Instructions to follow:
Copy out all of the data exactly as it appears.

________________________________________

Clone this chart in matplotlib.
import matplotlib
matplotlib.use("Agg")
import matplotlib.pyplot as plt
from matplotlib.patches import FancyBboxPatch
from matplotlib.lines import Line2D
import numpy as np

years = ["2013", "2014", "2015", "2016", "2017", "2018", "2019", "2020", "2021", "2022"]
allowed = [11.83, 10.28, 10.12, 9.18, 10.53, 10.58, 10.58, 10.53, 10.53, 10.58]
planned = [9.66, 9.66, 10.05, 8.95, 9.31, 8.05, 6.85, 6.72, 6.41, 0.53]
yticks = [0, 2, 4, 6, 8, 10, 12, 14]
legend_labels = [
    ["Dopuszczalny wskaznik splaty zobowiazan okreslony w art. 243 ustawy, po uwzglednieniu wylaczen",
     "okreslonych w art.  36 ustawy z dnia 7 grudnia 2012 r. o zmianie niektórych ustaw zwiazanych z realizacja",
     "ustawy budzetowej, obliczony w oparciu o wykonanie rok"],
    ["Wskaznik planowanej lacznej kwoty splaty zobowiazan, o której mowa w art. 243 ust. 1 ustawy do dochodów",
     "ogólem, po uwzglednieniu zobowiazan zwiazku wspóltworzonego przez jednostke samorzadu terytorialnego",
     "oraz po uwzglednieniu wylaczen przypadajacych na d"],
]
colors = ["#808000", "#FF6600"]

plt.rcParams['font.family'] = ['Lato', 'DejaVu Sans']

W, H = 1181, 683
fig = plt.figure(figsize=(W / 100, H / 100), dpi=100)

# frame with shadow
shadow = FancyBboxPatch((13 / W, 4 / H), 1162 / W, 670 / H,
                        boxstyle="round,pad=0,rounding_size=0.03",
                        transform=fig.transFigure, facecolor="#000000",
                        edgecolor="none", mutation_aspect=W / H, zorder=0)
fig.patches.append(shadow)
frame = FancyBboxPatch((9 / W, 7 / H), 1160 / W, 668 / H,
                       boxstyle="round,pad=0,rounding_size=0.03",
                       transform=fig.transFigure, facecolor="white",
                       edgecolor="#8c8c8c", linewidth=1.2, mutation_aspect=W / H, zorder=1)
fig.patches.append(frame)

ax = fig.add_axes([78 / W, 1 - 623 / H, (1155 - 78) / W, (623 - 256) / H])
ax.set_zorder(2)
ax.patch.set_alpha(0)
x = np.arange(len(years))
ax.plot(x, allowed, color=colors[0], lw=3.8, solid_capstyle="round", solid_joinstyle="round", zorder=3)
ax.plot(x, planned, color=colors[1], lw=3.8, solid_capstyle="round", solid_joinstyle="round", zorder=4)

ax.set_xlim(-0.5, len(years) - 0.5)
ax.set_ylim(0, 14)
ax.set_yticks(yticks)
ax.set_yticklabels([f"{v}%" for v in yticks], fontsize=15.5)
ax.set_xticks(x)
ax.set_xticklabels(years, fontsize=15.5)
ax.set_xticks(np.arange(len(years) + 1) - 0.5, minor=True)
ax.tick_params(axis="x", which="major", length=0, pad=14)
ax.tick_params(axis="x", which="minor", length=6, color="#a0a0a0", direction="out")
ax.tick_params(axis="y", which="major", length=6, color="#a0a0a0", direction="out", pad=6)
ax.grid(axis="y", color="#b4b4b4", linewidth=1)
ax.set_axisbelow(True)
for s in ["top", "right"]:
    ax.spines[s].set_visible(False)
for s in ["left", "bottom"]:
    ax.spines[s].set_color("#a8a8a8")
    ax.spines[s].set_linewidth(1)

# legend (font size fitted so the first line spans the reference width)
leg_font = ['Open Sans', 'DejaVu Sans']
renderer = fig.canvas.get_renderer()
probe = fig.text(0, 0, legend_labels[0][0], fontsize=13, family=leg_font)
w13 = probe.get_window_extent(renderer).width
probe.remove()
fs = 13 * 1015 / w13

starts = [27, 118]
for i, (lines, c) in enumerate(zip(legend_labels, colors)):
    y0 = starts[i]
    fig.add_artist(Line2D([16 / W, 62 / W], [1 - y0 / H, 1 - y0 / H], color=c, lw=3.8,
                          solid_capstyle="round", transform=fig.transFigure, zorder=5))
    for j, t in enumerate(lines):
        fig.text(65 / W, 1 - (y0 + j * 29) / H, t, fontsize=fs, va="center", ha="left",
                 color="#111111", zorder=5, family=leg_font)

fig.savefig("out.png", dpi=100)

________________________________________

Task answer:
Clone this chart in matplotlib.
import matplotlib
matplotlib.use("Agg")
import matplotlib.pyplot as plt
from matplotlib.patches import FancyBboxPatch
from matplotlib.lines import Line2D
import numpy as np

years = ["2013", "2014", "2015", "2016", "2017", "2018", "2019", "2020", "2021", "2022"]
allowed = [11.83, 10.28, 10.12, 9.18, 10.53, 10.58, 10.58, 10.53, 10.53, 10.58]
planned = [9.66, 9.66, 10.05, 8.95, 9.31, 8.05, 6.85, 6.72, 6.41, 0.53]
yticks = [0, 2, 4, 6, 8, 10, 12, 14]
legend_labels = [
    ["Dopuszczalny wskaznik splaty zobowiazan okreslony w art. 243 ustawy, po uwzglednieniu wylaczen",
     "okreslonych w art.  36 ustawy z dnia 7 grudnia 2012 r. o zmianie niektórych ustaw zwiazanych z realizacja",
     "ustawy budzetowej, obliczony w oparciu o wykonanie rok"],
    ["Wskaznik planowanej lacznej kwoty splaty zobowiazan, o której mowa w art. 243 ust. 1 ustawy do dochodów",
     "ogólem, po uwzglednieniu zobowiazan zwiazku wspóltworzonego przez jednostke samorzadu terytorialnego",
     "oraz po uwzglednieniu wylaczen przypadajacych na d"],
]
colors = ["#808000", "#FF6600"]

plt.rcParams['font.family'] = ['Lato', 'DejaVu Sans']

W, H = 1181, 683
fig = plt.figure(figsize=(W / 100, H / 100), dpi=100)

# frame with shadow
shadow = FancyBboxPatch((13 / W, 4 / H), 1162 / W, 670 / H,
                        boxstyle="round,pad=0,rounding_size=0.03",
                        transform=fig.transFigure, facecolor="#000000",
                        edgecolor="none", mutation_aspect=W / H, zorder=0)
fig.patches.append(shadow)
frame = FancyBboxPatch((9 / W, 7 / H), 1160 / W, 668 / H,
                       boxstyle="round,pad=0,rounding_size=0.03",
                       transform=fig.transFigure, facecolor="white",
                       edgecolor="#8c8c8c", linewidth=1.2, mutation_aspect=W / H, zorder=1)
fig.patches.append(frame)

ax = fig.add_axes([78 / W, 1 - 623 / H, (1155 - 78) / W, (623 - 256) / H])
ax.set_zorder(2)
ax.patch.set_alpha(0)
x = np.arange(len(years))
ax.plot(x, allowed, color=colors[0], lw=3.8, solid_capstyle="round", solid_joinstyle="round", zorder=3)
ax.plot(x, planned, color=colors[1], lw=3.8, solid_capstyle="round", solid_joinstyle="round", zorder=4)

ax.set_xlim(-0.5, len(years) - 0.5)
ax.set_ylim(0, 14)
ax.set_yticks(yticks)
ax.set_yticklabels([f"{v}%" for v in yticks], fontsize=15.5)
ax.set_xticks(x)
ax.set_xticklabels(years, fontsize=15.5)
ax.set_xticks(np.arange(len(years) + 1) - 0.5, minor=True)
ax.tick_params(axis="x", which="major", length=0, pad=14)
ax.tick_params(axis="x", which="minor", length=6, color="#a0a0a0", direction="out")
ax.tick_params(axis="y", which="major", length=6, color="#a0a0a0", direction="out", pad=6)
ax.grid(axis="y", color="#b4b4b4", linewidth=1)
ax.set_axisbelow(True)
for s in ["top", "right"]:
    ax.spines[s].set_visible(False)
for s in ["left", "bottom"]:
    ax.spines[s].set_color("#a8a8a8")
    ax.spines[s].set_linewidth(1)

# legend (font size fitted so the first line spans the reference width)
leg_font = ['Open Sans', 'DejaVu Sans']
renderer = fig.canvas.get_renderer()
probe = fig.text(0, 0, legend_labels[0][0], fontsize=13, family=leg_font)
w13 = probe.get_window_extent(renderer).width
probe.remove()
fs = 13 * 1015 / w13

starts = [27, 118]
for i, (lines, c) in enumerate(zip(legend_labels, colors)):
    y0 = starts[i]
    fig.add_artist(Line2D([16 / W, 62 / W], [1 - y0 / H, 1 - y0 / H], color=c, lw=3.8,
                          solid_capstyle="round", transform=fig.transFigure, zorder=5))
    for j, t in enumerate(lines):
        fig.text(65 / W, 1 - (y0 + j * 29) / H, t, fontsize=fs, va="center", ha="left",
                 color="#111111", zorder=5, family=leg_font)

fig.savefig("out.png", dpi=100)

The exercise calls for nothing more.